Fluctuation-dissipation relations for stochastic gradient descent
Sho Yaida
TL;DR
Problem: relate minibatch noise in SGD to parameter dynamics during stationary training. Approach: derive exact, stationarity-based fluctuation-dissipation relations using a discrete-time master-equation framework that accommodates non-Gaussian noise and nonconvex landscapes. Key findings: FDR1 provides a practical equilibration metric and adaptive learning-rate schedule; FDR2 enables probing the loss landscape via the Hessian and anharmonicity.

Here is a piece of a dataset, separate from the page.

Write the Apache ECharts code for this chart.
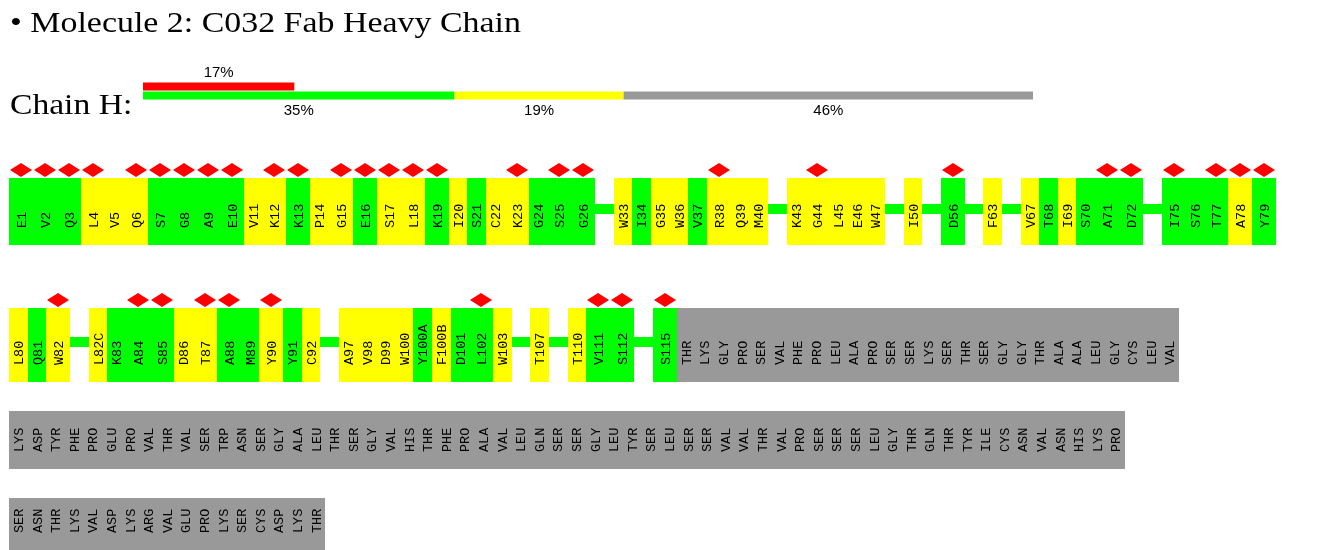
<!DOCTYPE html>
<html><head><meta charset="utf-8">
<script src="https://cdn.jsdelivr.net/npm/echarts@6/dist/echarts.min.js"></script>
<style>html,body{margin:0;padding:0;background:#fff}#c{width:1340px;height:550px}</style>
</head><body><div id="c"></div>
<script>
// ---------- DATA ----------
const titleText = '\u2022 Molecule 2: C032 Fab Heavy Chain';
const chainText = 'Chain H:';

// quality summary bar (percent of residues)
const summaryCategories = ['outliers', 'quality'];
const outlierPct = 17;
const goodPct = 35;
const fairPct = 19;
const missingPct = 46;

// residue rows: '' label = sequence gap connector
// quality codes: G = green, Y = yellow, N = not modelled (grey), - = gap
// outlier flags: 1 = red diamond
const row1Labels = ['E1','V2','Q3','L4','V5','Q6','S7','G8','A9','E10','V11','K12','K13','P14','G15','E16','S17','L18','K19','I20','S21','C22','K23','G24','S25','G26','','W33','I34','G35','W36','V37','R38','Q39','M40','','K43','G44','L45','E46','W47','','I50','','D56','','F63','','V67','T68','I69','S70','A71','D72','','I75','S76','T77','A78','Y79'];
const row1Quality = 'GGGYYYGGGGYYGYYGYYGYGYYGGG-YGYYGYYY-YYYYY-Y-G-Y-YGYGGG-GGGYG';
const row1Outliers = '11110111110110111110001011' + '0' + '00000100' + '0' + '01000' + '0' + '0' + '0' + '1' + '0' + '0' + '0' + '000011' + '0' + '10111';

const row2Labels = ['L80','Q81','W82','','L82C','K83','A84','S85','D86','T87','A88','M89','Y90','Y91','C92','','A97','V98','D99','W100','Y100A','F100B','D101','L102','W103','','T107','','T110','V111','S112','','S115','THR','LYS','GLY','PRO','SER','VAL','PHE','PRO','LEU','ALA','PRO','SER','SER','LYS','SER','THR','SER','GLY','GLY','THR','ALA','ALA','LEU','GLY','CYS','LEU','VAL'];
const row2Quality = 'YGY-YGGGYYGGYGY-YYYYGYGGY-Y-YGG-G' + 'NNNNNNNNNNNNNNNNNNNNNNNNNNN';
const row2Outliers = '001' + '0' + '00110110100' + '0' + '000000010' + '0' + '0' + '0' + '011' + '0' + '1' + '000000000000000000000000000';

const row3Labels = ['LYS','ASP','TYR','PHE','PRO','GLU','PRO','VAL','THR','VAL','SER','TRP','ASN','SER','GLY','ALA','LEU','THR','SER','GLY','VAL','HIS','THR','PHE','PRO','ALA','VAL','LEU','GLN','SER','SER','GLY','LEU','TYR','SER','LEU','SER','SER','VAL','VAL','THR','VAL','PRO','SER','SER','SER','LEU','GLY','THR','GLN','THR','TYR','ILE','CYS','ASN','VAL','ASN','HIS','LYS','PRO'];
const row3Quality = 'NNNNNNNNNNNNNNNNNNNNNNNNNNNNNNNNNNNNNNNNNNNNNNNNNNNNNNNNNNNN';
const row3Outliers = '000000000000000000000000000000000000000000000000000000000000';

const row4Labels = ['SER','ASN','THR','LYS','VAL','ASP','LYS','ARG','VAL','GLU','PRO','LYS','SER','CYS','ASP','LYS','THR'];
const row4Quality = 'NNNNNNNNNNNNNNNNN';
const row4Outliers = '00000000000000000';

// ---------- STYLE / LAYOUT ----------
const COLORS = { G: '#00ff00', Y: '#ffff00', N: '#999999', R: '#ff0000' };
const SLOT_PX = 18.6;
const OUTLIER_SLOT = 24 / SLOT_PX;   // residues with a diamond get a wider cell
const ROW_LEFT = 9;
const ROW_UNITS = 70;
const ROW_LAYOUT = [
  { top: 178, height: 67 },
  { top: 308, height: 74 },
  { top: 411, height: 58 },
  { top: 498, height: 58 }
];
const LABEL_FONT = '13.5px "Liberation Mono", "DejaVu Sans Mono", monospace';

const rows = [
  [row1Labels, row1Quality, row1Outliers],
  [row2Labels, row2Quality, row2Outliers],
  [row3Labels, row3Quality, row3Outliers],
  [row4Labels, row4Quality, row4Outliers]
];

function buildRow(labels, quality, outliers) {
  let pos = 0;
  const out = [];
  for (let i = 0; i < labels.length; i++) {
    const isOut = outliers[i] === '1';
    const w = isOut ? OUTLIER_SLOT : 1;
    out.push({ start: pos, end: pos + w, label: labels[i], quality: quality[i], outlier: isOut });
    pos += w;
  }
  return out;
}

function makeRenderer(rowData) {
  return function (params, api) {
    const d = rowData[params.dataIndex];
    const a = api.coord([d.start, 1]);
    const b = api.coord([d.end, 0]);
    const L = Math.round(a[0]), R = Math.round(b[0]);
    const T = Math.round(a[1]), B = Math.round(b[1]);
    const cx = (L + R) / 2;
    const children = [];
    if (d.quality === '-') {
      const cy = (T + B) / 2 - 3;
      children.push({ type: 'rect', shape: { x: L, y: Math.round(cy - 5), width: R - L, height: 10 }, style: { fill: COLORS.G } });
    } else {
      children.push({ type: 'rect', shape: { x: L, y: T, width: R - L, height: B - T }, style: { fill: COLORS[d.quality] } });
      children.push({ type: 'text', x: cx + 1, y: B - 17, rotation: Math.PI / 2,
        style: { text: d.label, font: LABEL_FONT, fill: '#000', align: 'left', verticalAlign: 'middle' } });
    }
    if (d.outlier) {
      children.push({ type: 'polygon', shape: { points: [[cx - 11, T - 8], [cx, T - 15], [cx + 11, T - 8], [cx, T - 1]] },
        style: { fill: COLORS.R } });
    }
    return { type: 'group', children: children };
  };
}

const grids = [{ left: 143, top: 82, width: 890, height: 18 }];
const xAxes = [{ type: 'value', gridIndex: 0, min: 0, max: 100, show: false }];
const yAxes = [{ type: 'category', gridIndex: 0, data: summaryCategories, inverse: true, show: false }];
const series = [];

const barLabelFont = { fontFamily: '"Liberation Sans", Arial, sans-serif', fontSize: 15, color: '#000' };
series.push({ type: 'bar', xAxisIndex: 0, yAxisIndex: 0, stack: 'q', barWidth: 8, silent: true,
  itemStyle: { color: COLORS.R }, data: [outlierPct, '-'],
  label: Object.assign({ show: true, position: 'top', distance: 2, formatter: '{c}%' }, barLabelFont) });
[[goodPct, COLORS.G], [fairPct, COLORS.Y], [missingPct, COLORS.N]].forEach(function (p) {
  series.push({ type: 'bar', xAxisIndex: 0, yAxisIndex: 0, stack: 'q', barWidth: 8, silent: true,
    itemStyle: { color: p[1] }, data: ['-', p[0]],
    label: Object.assign({ show: true, position: 'bottom', distance: 4, formatter: '{c}%' }, barLabelFont) });
});

rows.forEach(function (r, i) {
  const rowData = buildRow(r[0], r[1], r[2]);
  const gi = i + 1;
  grids.push({ left: ROW_LEFT, top: ROW_LAYOUT[i].top, width: ROW_UNITS * SLOT_PX, height: ROW_LAYOUT[i].height });
  xAxes.push({ type: 'value', gridIndex: gi, min: 0, max: ROW_UNITS, show: false });
  yAxes.push({ type: 'value', gridIndex: gi, min: 0, max: 1, show: false });
  series.push({ type: 'custom', xAxisIndex: gi, yAxisIndex: gi, silent: true, clip: false,
    renderItem: makeRenderer(rowData),
    encode: { x: [0, 1] },
    data: rowData.map(function (d) { return [d.start, d.end]; }) });
});

const chart = echarts.init(document.getElementById('c'));
chart.setOption({
  animation: false,
  backgroundColor: '#ffffff',
  grid: grids, xAxis: xAxes, yAxis: yAxes, series: series,
  graphic: [
    { type: 'text', x: 10, y: 24, scaleX: 1.13, silent: true,
      style: { text: titleText, font: '30px "Liberation Serif", "DejaVu Serif", serif', fill: '#000', textVerticalAlign: 'middle', verticalAlign: 'middle' } },
    { type: 'text', x: 10, y: 106, scaleX: 1.12, silent: true,
      style: { text: chainText, font: '30px "Liberation Serif", "DejaVu Serif", serif', fill: '#000', textVerticalAlign: 'middle', verticalAlign: 'middle' } }
  ]
});
</script>
</body></html>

Empirical validation on MNIST and CIFAR-10 confirms the relations and demonstrates the practical utility of adaptive scheduling.
Abstract
The notion of the stationary equilibrium ensemble has played a central role in statistical mechanics. In machine learning as well, training serves as generalized equilibration that drives the probability distribution of model parameters toward stationarity. Here, we derive stationary fluctuation-dissipation relations that link measurable quantities and hyperparameters in the stochastic gradient descent algorithm. These relations hold exactly for any stationary state and can in particular be used to adaptively set training schedule. We can further use the relations to efficiently extract information pertaining to a loss-function landscape such as the magnitudes of its Hessian and anharmonicity. Our claims are empirically verified.